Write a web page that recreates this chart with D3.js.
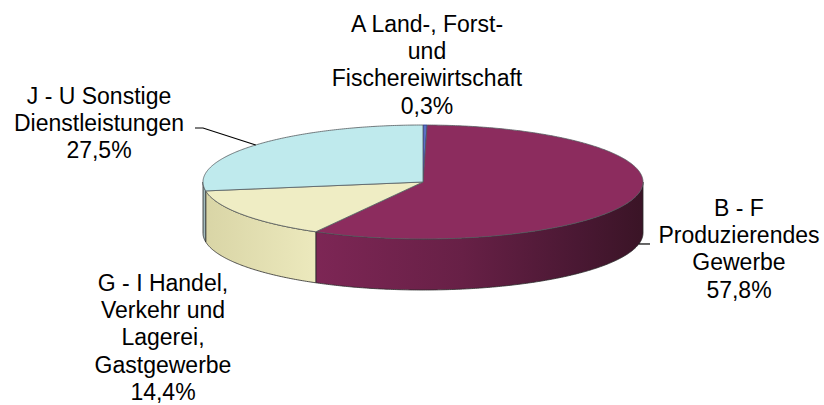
<!DOCTYPE html>
<html><head><meta charset="utf-8">
<script src="https://cdn.jsdelivr.net/npm/d3@7"></script>
<style>html,body{margin:0;padding:0;background:#fff;}svg{display:block;}</style>
</head><body>
<svg id="chart" width="824" height="405"></svg>
<script>
// ---- data ----
const categories = ["A Land-, Forst- und Fischereiwirtschaft", "B - F Produzierendes Gewerbe", "G - I Handel, Verkehr und Lagerei, Gastgewerbe", "J - U Sonstige Dienstleistungen"];
const values = [0.3, 57.8, 14.4, 27.5];
const valueLabels = ["0,3%", "57,8%", "14,4%", "27,5%"];
const labelLines = [
  ["A Land-, Forst-", "und", "Fischereiwirtschaft"],
  ["B - F", "Produzierendes", "Gewerbe"],
  ["G - I Handel,", "Verkehr und", "Lagerei,", "Gastgewerbe"],
  ["J - U Sonstige", "Dienstleistungen"]
];

// ---- style / layout ----
const topColors = ["#5a6fc6", "#8c2c5e", "#efedc4", "#bfeaed"];
const wallColors = [["#3e54a8", "#3e54a8"], ["#7e2656", "#3a1426"], ["#d9d5a6", "#ece9bd"], ["#9fb4b7", "#a9c2c5"]];
const cx = 423, cy = 182, rx = 220, ry = 57, depth = 51;
const fontSize = 23, lineH = 27.2;
const labelPos = [ {x: 427, y: 32}, {x: 739, y: 216}, {x: 163, y: 291}, {x: 99, y: 104} ];

const svg = d3.select("#chart");
const defs = svg.append("defs");

const pie = d3.pie().sort(null).value(d => d);
const arcs = pie(values);

const px = a => cx + rx * Math.sin(a);
const py = a => cy - ry * Math.cos(a);

function arcPoints(a0, a1, dy) {
  const n = Math.max(2, Math.ceil(Math.abs(a1 - a0) / 0.01));
  const pts = [];
  for (let i = 0; i <= n; i++) {
    const a = a0 + (a1 - a0) * i / n;
    pts.push([px(a), py(a) + dy]);
  }
  return pts;
}

const line = d3.line();

// walls (front half: angles between PI/2 and 3PI/2)
const wallG = svg.append("g");
arcs.forEach((d, i) => {
  const s = Math.max(d.startAngle, Math.PI / 2);
  const e = Math.min(d.endAngle, 3 * Math.PI / 2);
  if (e <= s) return;
  const top = arcPoints(s, e, 0);
  const bot = arcPoints(e, s, depth);
  const xs = top.map(p => p[0]);
  const gid = "wall" + i;
  const g = defs.append("linearGradient").attr("id", gid)
    .attr("gradientUnits", "userSpaceOnUse")
    .attr("x1", d3.min(xs)).attr("x2", d3.max(xs)).attr("y1", 0).attr("y2", 0);
  if (i === 1) {
    g.append("stop").attr("offset", 0).attr("stop-color", "#7d2655");
    g.append("stop").attr("offset", 0.45).attr("stop-color", "#672046");
    g.append("stop").attr("offset", 0.8).attr("stop-color", "#4a1833");
    g.append("stop").attr("offset", 1).attr("stop-color", "#3a1426");
  } else {
    g.append("stop").attr("offset", 0).attr("stop-color", wallColors[i][0]);
    g.append("stop").attr("offset", 1).attr("stop-color", wallColors[i][1]);
  }
  wallG.append("path")
    .attr("d", line(top.concat(bot)) + "Z")
    .attr("fill", `url(#${gid})`)
    .attr("stroke", "#2a2a2a").attr("stroke-width", 0.8).attr("stroke-linejoin", "round");
});

// tops
const topG = svg.append("g");
arcs.forEach((d, i) => {
  const pts = [[cx, cy]].concat(arcPoints(d.startAngle, d.endAngle, 0));
  topG.append("path")
    .attr("d", line(pts) + "Z")
    .attr("fill", topColors[i])
    .attr("stroke", i === 0 ? "#223388" : "#555c60").attr("stroke-width", 0.8).attr("stroke-linejoin", "round");
});

// leader lines
const lead = svg.append("g").attr("fill", "none").attr("stroke", "#000").attr("stroke-width", 1.2);
{
  // J slice
  const d = arcs[3];
  const m = (d.startAngle + d.endAngle) / 2;
  lead.append("path").attr("d", line([[195, 128], [203, 128], [px(m), py(m)]]));
  // B slice
  const b = arcs[1];
  const mb = (b.startAngle + b.endAngle) / 2 - 0.07;
  lead.append("path").attr("d", line([[px(mb), py(mb) + depth], [650, py(mb) + depth]]));
}

// labels
const lab = svg.append("g")
  .attr("font-family", "'Liberation Sans', Arial, sans-serif")
  .attr("font-size", fontSize).attr("fill", "#000").attr("text-anchor", "middle");
labelLines.forEach((lines, i) => {
  const all = lines.concat([valueLabels[i]]);
  const t = lab.append("text").attr("x", labelPos[i].x).attr("y", labelPos[i].y);
  all.forEach((s, k) => {
    t.append("tspan").attr("x", labelPos[i].x).attr("y", labelPos[i].y + k * lineH).text(s);
  });
});
</script>
</body></html>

________________________________________

STATED TASK:
Word for word, quote the full listing, omitting every picture.

ANSWER IN FULL:
Write a web page that recreates this chart with D3.js.
<!DOCTYPE html>
<html><head><meta charset="utf-8">
<script src="https://cdn.jsdelivr.net/npm/d3@7"></script>
<style>html,body{margin:0;padding:0;background:#fff;}svg{display:block;}</style>
</head><body>
<svg id="chart" width="824" height="405"></svg>
<script>
// ---- data ----
const categories = ["A Land-, Forst- und Fischereiwirtschaft", "B - F Produzierendes Gewerbe", "G - I Handel, Verkehr und Lagerei, Gastgewerbe", "J - U Sonstige Dienstleistungen"];
const values = [0.3, 57.8, 14.4, 27.5];
const valueLabels = ["0,3%", "57,8%", "14,4%", "27,5%"];
const labelLines = [
  ["A Land-, Forst-", "und", "Fischereiwirtschaft"],
  ["B - F", "Produzierendes", "Gewerbe"],
  ["G - I Handel,", "Verkehr und", "Lagerei,", "Gastgewerbe"],
  ["J - U Sonstige", "Dienstleistungen"]
];

// ---- style / layout ----
const topColors = ["#5a6fc6", "#8c2c5e", "#efedc4", "#bfeaed"];
const wallColors = [["#3e54a8", "#3e54a8"], ["#7e2656", "#3a1426"], ["#d9d5a6", "#ece9bd"], ["#9fb4b7", "#a9c2c5"]];
const cx = 423, cy = 182, rx = 220, ry = 57, depth = 51;
const fontSize = 23, lineH = 27.2;
const labelPos = [ {x: 427, y: 32}, {x: 739, y: 216}, {x: 163, y: 291}, {x: 99, y: 104} ];

const svg = d3.select("#chart");
const defs = svg.append("defs");

const pie = d3.pie().sort(null).value(d => d);
const arcs = pie(values);

const px = a => cx + rx * Math.sin(a);
const py = a => cy - ry * Math.cos(a);

function arcPoints(a0, a1, dy) {
  const n = Math.max(2, Math.ceil(Math.abs(a1 - a0) / 0.01));
  const pts = [];
  for (let i = 0; i <= n; i++) {
    const a = a0 + (a1 - a0) * i / n;
    pts.push([px(a), py(a) + dy]);
  }
  return pts;
}

const line = d3.line();

// walls (front half: angles between PI/2 and 3PI/2)
const wallG = svg.append("g");
arcs.forEach((d, i) => {
  const s = Math.max(d.startAngle, Math.PI / 2);
  const e = Math.min(d.endAngle, 3 * Math.PI / 2);
  if (e <= s) return;
  const top = arcPoints(s, e, 0);
  const bot = arcPoints(e, s, depth);
  const xs = top.map(p => p[0]);
  const gid = "wall" + i;
  const g = defs.append("linearGradient").attr("id", gid)
    .attr("gradientUnits", "userSpaceOnUse")
    .attr("x1", d3.min(xs)).attr("x2", d3.max(xs)).attr("y1", 0).attr("y2", 0);
  if (i === 1) {
    g.append("stop").attr("offset", 0).attr("stop-color", "#7d2655");
    g.append("stop").attr("offset", 0.45).attr("stop-color", "#672046");
    g.append("stop").attr("offset", 0.8).attr("stop-color", "#4a1833");
    g.append("stop").attr("offset", 1).attr("stop-color", "#3a1426");
  } else {
    g.append("stop").attr("offset", 0).attr("stop-color", wallColors[i][0]);
    g.append("stop").attr("offset", 1).attr("stop-color", wallColors[i][1]);
  }
  wallG.append("path")
    .attr("d", line(top.concat(bot)) + "Z")
    .attr("fill", `url(#${gid})`)
    .attr("stroke", "#2a2a2a").attr("stroke-width", 0.8).attr("stroke-linejoin", "round");
});

// tops
const topG = svg.append("g");
arcs.forEach((d, i) => {
  const pts = [[cx, cy]].concat(arcPoints(d.startAngle, d.endAngle, 0));
  topG.append("path")
    .attr("d", line(pts) + "Z")
    .attr("fill", topColors[i])
    .attr("stroke", i === 0 ? "#223388" : "#555c60").attr("stroke-width", 0.8).attr("stroke-linejoin", "round");
});

// leader lines
const lead = svg.append("g").attr("fill", "none").attr("stroke", "#000").attr("stroke-width", 1.2);
{
  // J slice
  const d = arcs[3];
  const m = (d.startAngle + d.endAngle) / 2;
  lead.append("path").attr("d", line([[195, 128], [203, 128], [px(m), py(m)]]));
  // B slice
  const b = arcs[1];
  const mb = (b.startAngle + b.endAngle) / 2 - 0.07;
  lead.append("path").attr("d", line([[px(mb), py(mb) + depth], [650, py(mb) + depth]]));
}

// labels
const lab = svg.append("g")
  .attr("font-family", "'Liberation Sans', Arial, sans-serif")
  .attr("font-size", fontSize).attr("fill", "#000").attr("text-anchor", "middle");
labelLines.forEach((lines, i) => {
  const all = lines.concat([valueLabels[i]]);
  const t = lab.append("text").attr("x", labelPos[i].x).attr("y", labelPos[i].y);
  all.forEach((s, k) => {
    t.append("tspan").attr("x", labelPos[i].x).attr("y", labelPos[i].y + k * lineH).text(s);
  });
});
</script>
</body></html>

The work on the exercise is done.